KeenKT: Knowledge Mastery-State Disambiguation for Knowledge Tracing
This addresses the issue of distinguishing true ability from noise in student learning for educational technology, representing an incremental advance with novel method components.
The paper tackled the problem of ambiguity in judging student mastery in knowledge tracing by proposing KeenKT, which uses a Normal-Inverse-Gaussian distribution to model knowledge states and outperformed state-of-the-art models with maximum improvements of 5.85% in AUC and 6.89% in ACC.

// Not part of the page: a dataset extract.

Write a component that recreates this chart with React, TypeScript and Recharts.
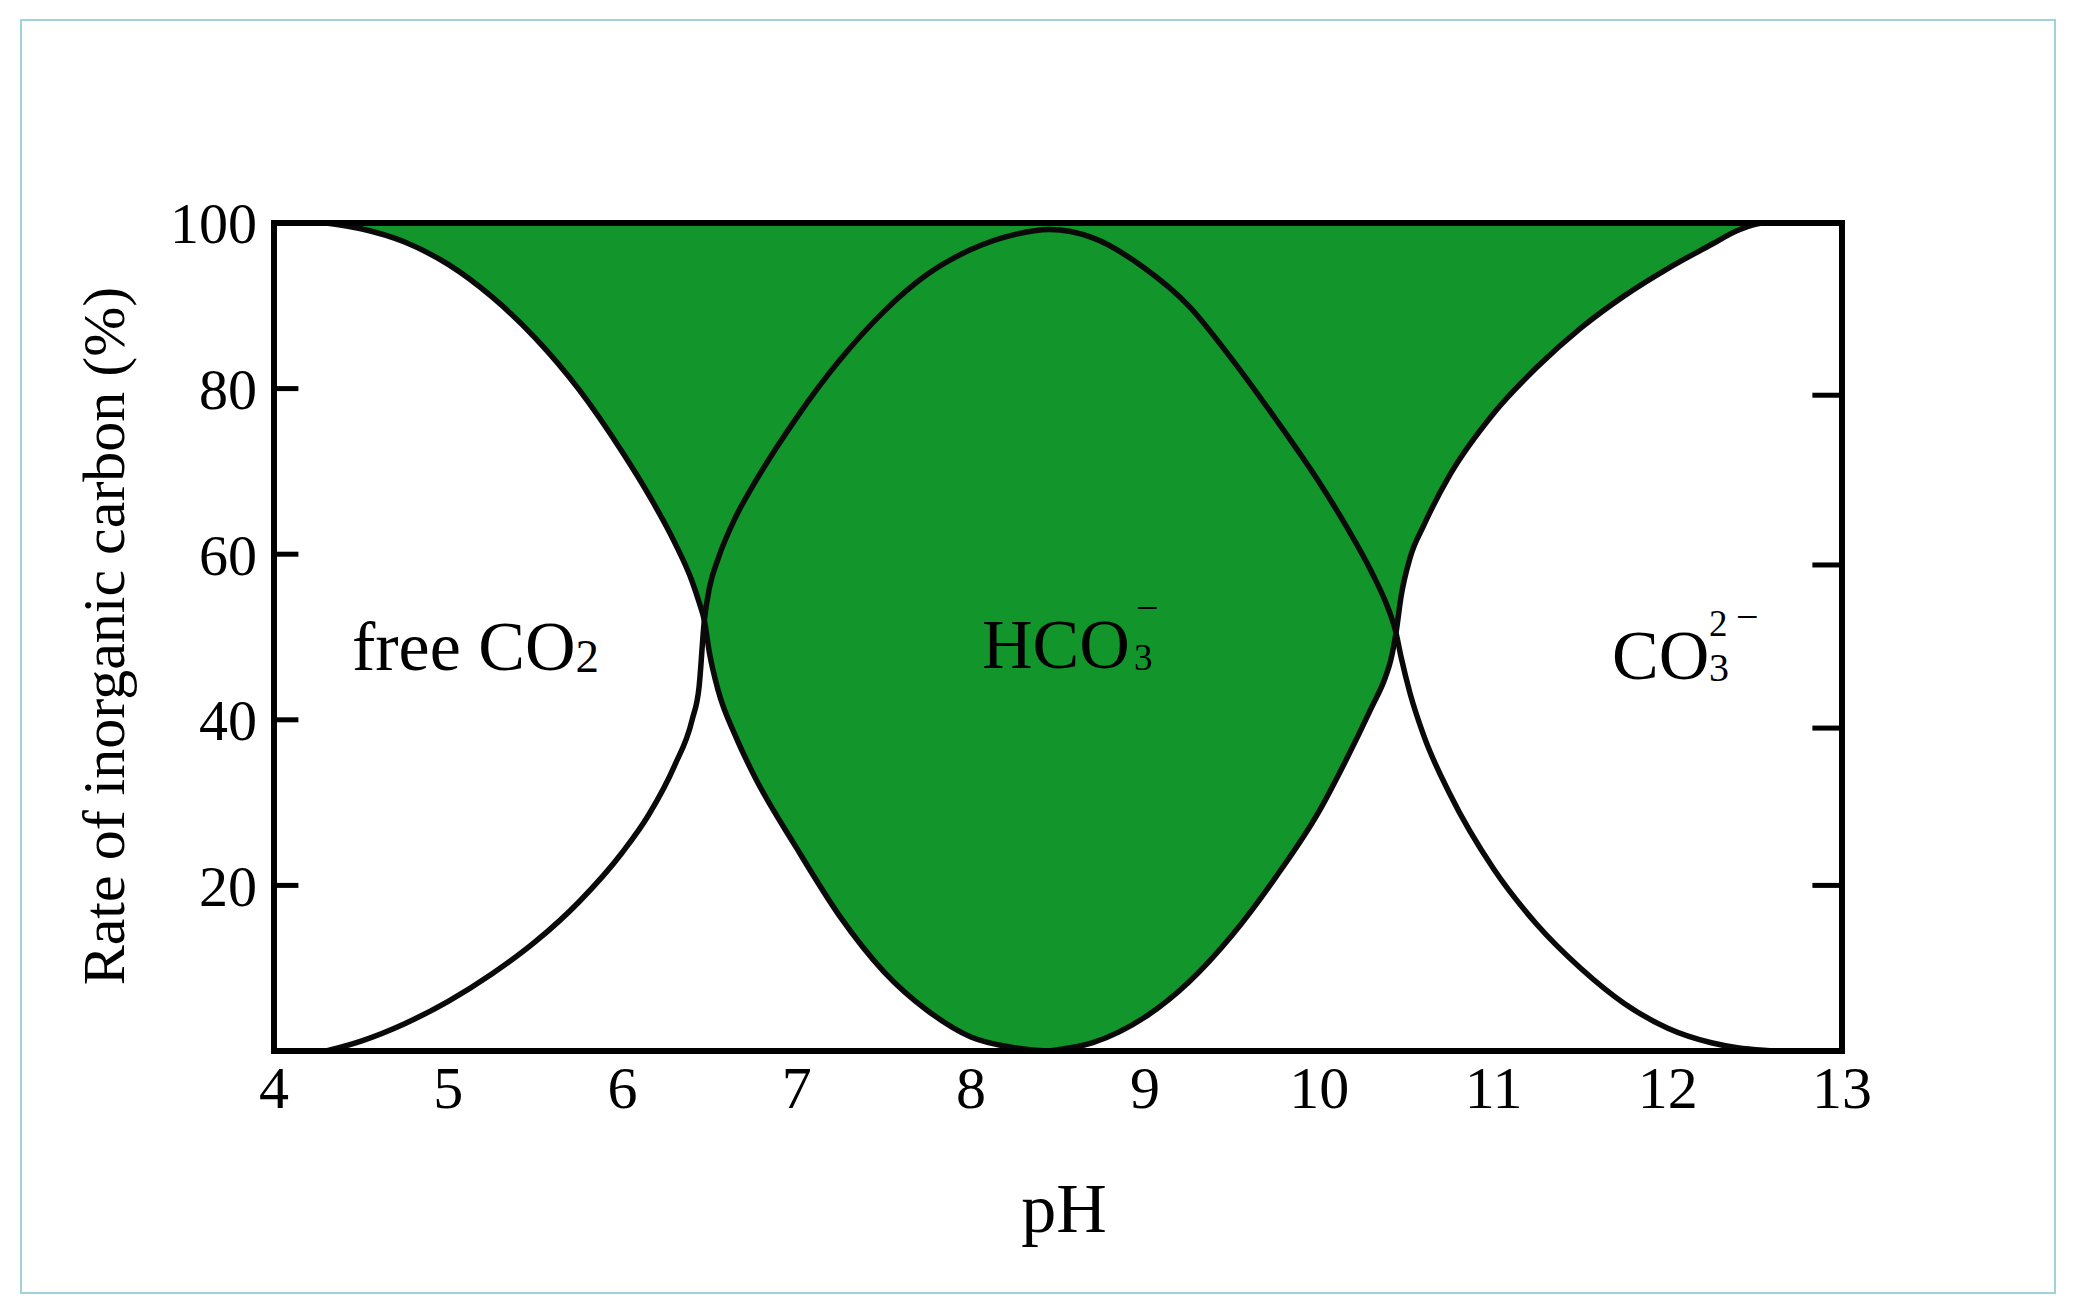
import React from 'react';
import { ComposedChart, Area, Line, XAxis, YAxis, ReferenceLine } from 'recharts';

// pH sample points
const phValues = [4.3, 4.5, 4.75, 5.0, 5.25, 5.5, 5.75, 6.0, 6.15, 6.3, 6.4, 6.44, 6.47, 6.5, 6.55, 6.65, 6.75, 7.0, 7.25, 7.5, 7.75, 8.0, 8.25, 8.45,
  8.7, 9.0, 9.25, 9.5, 9.75, 10.0, 10.15, 10.3, 10.38, 10.41, 10.44, 10.47, 10.52, 10.6, 10.75, 11.0, 11.25, 11.5, 11.75, 12.0, 12.25, 12.4, 12.55, 12.65];

// free CO2 (%)
const co2Values: (number | null)[] = [100, 99.3, 97.7, 95.0, 91.1, 86.1, 79.9, 72.3, 67.2, 61.4, 56.7, 54.2, 52, 48, 43.5, 38, 33.5, 24.5, 16.2, 9.6, 4.9, 1.7, 0.4, 0,
  null, null, null, null, null, null, null, null, null, null, null, null, null, null, null, null, null, null, null, null, null, null, null, null];

// HCO3- (%)
const hco3Values: (number | null)[] = [0, 1.2, 3.3, 6.0, 9.3, 13.2, 18, 24, 28.5, 34.5, 40, 44, 52, 56, 59.5, 64.5, 68.3, 76.5, 83.5, 89.3, 93.8, 96.8, 98.6, 99.2,
  98.2, 94.5, 90, 83.5, 76.3, 68.65, 63.55, 57.85, 54.25, 52.6, 50.5, 47.5, 43.25, 38.05, 31.0, 22.0, 15.25, 10.0, 5.75, 2.75, 1.0, 0.4, 0.1, 0];

// CO3 2- (%)
const co3Values: (number | null)[] = [null, null, null, null, null, null, null, null, null, null, null, null, null, null, null, null, null, null, null, null, null, null, null,
  0, 1.0, 4.1, 8.3, 14, 21, 29, 35, 41.5, 45.2, 47.2, 50.5, 55, 59.5, 63.5, 69.6, 77, 82.6, 87.3, 91.2, 94.5, 97.4, 99.1, 100, 100];

const xTicks = [4, 5, 6, 7, 8, 9, 10, 11, 12, 13];
const yTicksLeft = [20, 40, 60, 80, 100];
const yTickMarksLeft = [20, 40, 60, 80];
const yTickMarksRight = [20, 39, 58.7, 79.2];

const data = phValues.map((ph, i) => {
  const co2 = co2Values[i];
  const co3 = co3Values[i];
  const lower = ph <= 8.45 ? (co2 ?? 100) : (co3 ?? 100);
  return { ph, co2, hco3: hco3Values[i], co3, band: [lower, 100] };
});

const FONT = '"Liberation Serif", "Times New Roman", serif';
const GREEN = '#12962c';
const LINE_W = 5.5;
const AXIS_W = 6;

const LeftTickLabel = (props: any) => {
  const { x, y, payload } = props;
  return (
    <text x={x} y={y} dy="0.35em" textAnchor="end" fontSize={58} fontFamily={FONT} fill="#000">
      {payload.value}
    </text>
  );
};

export default function App() {
  return (
    <div style={{ position: 'absolute', left: 0, top: 0, width: 2078, height: 1313, background: '#fff' }}>
      <div
        style={{
          position: 'absolute',
          left: 20,
          top: 19,
          width: 2036,
          height: 1275,
          border: '2px solid #9fd2da',
          boxSizing: 'border-box',
        }}
      />
      <div style={{ position: 'absolute', left: 0, top: 0 }}>
        <ComposedChart
          width={2078}
          height={1313}
          data={data}
          margin={{ top: 223, right: 236, bottom: 202, left: 194 }}
        >
          <XAxis
            dataKey="ph"
            type="number"
            domain={[4, 13]}
            ticks={xTicks}
            allowDataOverflow
            height={60}
            tickLine={false}
            tickSize={0}
            tickMargin={14}
            axisLine={{ stroke: '#000', strokeWidth: AXIS_W, strokeLinecap: 'square' }}
            tick={{ fill: '#000', fontSize: 60, fontFamily: FONT }}
          />
          <YAxis
            type="number"
            domain={[0, 100]}
            ticks={yTicksLeft}
            width={80}
            tickLine={false}
            tickSize={0}
            tickMargin={17}
            axisLine={{ stroke: '#000', strokeWidth: AXIS_W, strokeLinecap: 'square' }}
            tick={<LeftTickLabel />}
          />
          <Area
            dataKey="band"
            type="monotone"
            stroke="none"
            fill={GREEN}
            fillOpacity={1}
            isAnimationActive={false}
            connectNulls
          />
          <Line dataKey="co2" type="monotone" stroke="#0a0a0a" strokeWidth={LINE_W} dot={false} isAnimationActive={false} />
          <Line dataKey="hco3" type="monotone" stroke="#0a0a0a" strokeWidth={LINE_W} dot={false} isAnimationActive={false} />
          <Line dataKey="co3" type="monotone" stroke="#0a0a0a" strokeWidth={LINE_W} dot={false} isAnimationActive={false} />
          <ReferenceLine y={100} stroke="#000" strokeWidth={AXIS_W} strokeLinecap="square" />
          <ReferenceLine x={13} stroke="#000" strokeWidth={AXIS_W} strokeLinecap="square" />
          {yTickMarksLeft.map((v) => (
            <ReferenceLine
              key={'l' + v}
              segment={[{ x: 4, y: v }, { x: 4.14, y: v }]}
              stroke="#000"
              strokeWidth={5}
            />
          ))}
          {yTickMarksRight.map((v) => (
            <ReferenceLine
              key={'r' + v}
              segment={[{ x: 12.83, y: v }, { x: 13, y: v }]}
              stroke="#000"
              strokeWidth={5}
            />
          ))}
        </ComposedChart>
      </div>
      <svg
        width={2078}
        height={1313}
        style={{ position: 'absolute', left: 0, top: 0, pointerEvents: 'none' }}
        fontFamily={FONT}
        fill="#000"
      >
        {/* axis titles */}
        <text x={1064} y={1232} fontSize={70} textAnchor="middle">pH</text>
        <text transform="translate(124,636) rotate(-90)" x={0} y={0} fontSize={60} textAnchor="middle">
          Rate of inorganic carbon (%)
        </text>
        {/* species labels */}
        <text x={352} y={670} fontSize={70}>
          free CO<tspan fontSize={47} dy={2}>2</tspan>
        </text>
        <text x={982} y={668} fontSize={70}>HCO</text>
        <text x={1134} y={670} fontSize={37}>3</text>
        <text x={1136} y={621} fontSize={40}>−</text>
        <text x={1612} y={679} fontSize={70}>CO</text>
        <text x={1709} y={681} fontSize={40}>3</text>
        <text x={1709} y={636} fontSize={37}>2</text>
        <text x={1736} y={630} fontSize={40}>−</text>
      </svg>
    </div>
  );
}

Knowledge Tracing (KT) aims to dynamically model a student's mastery of knowledge concepts based on their historical learning interactions. Most current methods rely on single-point estimates, which cannot distinguish true ability from outburst or carelessness, creating ambiguity in judging mastery. To address this issue, we propose a Knowledge Mastery-State Disambiguation for Knowledge Tracing model (KeenKT), which represents a student's knowledge state at each interaction using a Normal-Inverse-Gaussian (NIG) distribution, thereby capturing the fluctuations in student learning behaviors. Furthermore, we design an NIG-distance-based attention mechanism to model the dynamic evolution of the knowledge state. In addition, we introduce a diffusion-based denoising reconstruction loss and a distributional contrastive learning loss to enhance the model's robustness. Extensive experiments on six public datasets demonstrate that KeenKT outperforms SOTA KT models in terms of prediction accuracy and sensitivity to behavioral fluctuations. The proposed method yields the maximum AUC improvement of 5.85% and the maximum ACC improvement of 6.89%.